The name has been stolen.
Try Googling “columbine.” You won’t find a mention of the flower until at least 4 pages in, and even then it is an entry from the BBC – some where across the ocean where columbine doesn’t grow (naturally, anyway.)
Columbine in native to the Rocky Mountains, from Arizona all the way up into the Yukon Territory.
That’s where I found her: I was 13 and exhausted from a 16 mile trek with a heavy backpack somewhere in the Wyoming mountains. My earth science class (back in the days when Minnesota paid for summer education programs) was forced to take a longer-than-expected hike when our bus broke down. I hated life. I could only walk a few paces uphill, then stop and gasp for breath.

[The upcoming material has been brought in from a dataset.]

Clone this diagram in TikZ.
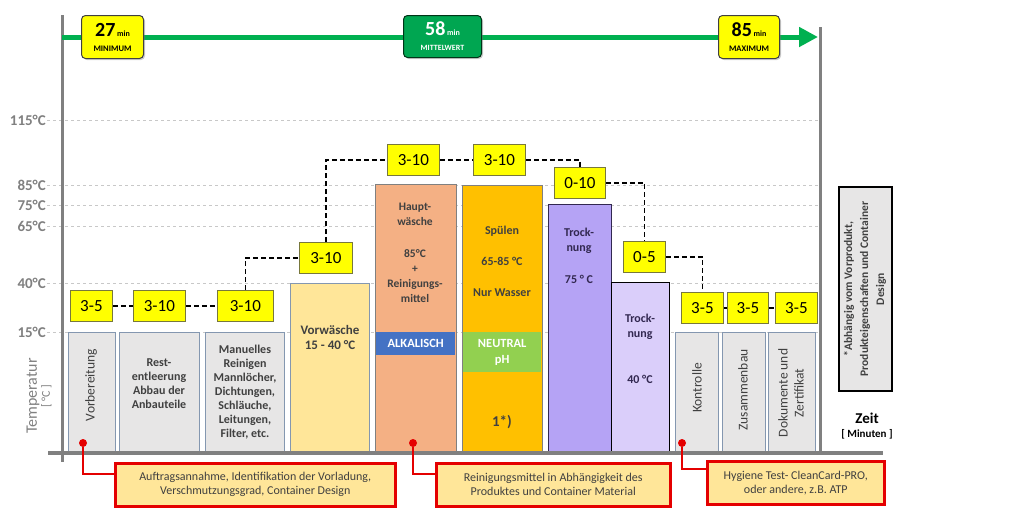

Finally, after what seemed to be an eternity, the trail stopped climbing uphill. It opened into a vast flat meadow. And there they were: columbine by the thousands, maybe millions. It was a jaw dropping sight: so much beauty after so much pain. And a strange thing happened: I forgot that I was tired and sore. My legs found a new strength. The climb had been worth it.
I keep columbine in my garden to remind me of that day.
Maybe other people should too. Maybe if everyone grew columbine, a flower would move up the entries of Google and replace a massacre. Maybe there would be a whole meadow of millions of columbine: pain replaced by beauty. Not to forget, but to remember that life is about those rare beautiful moments and we can still experience them.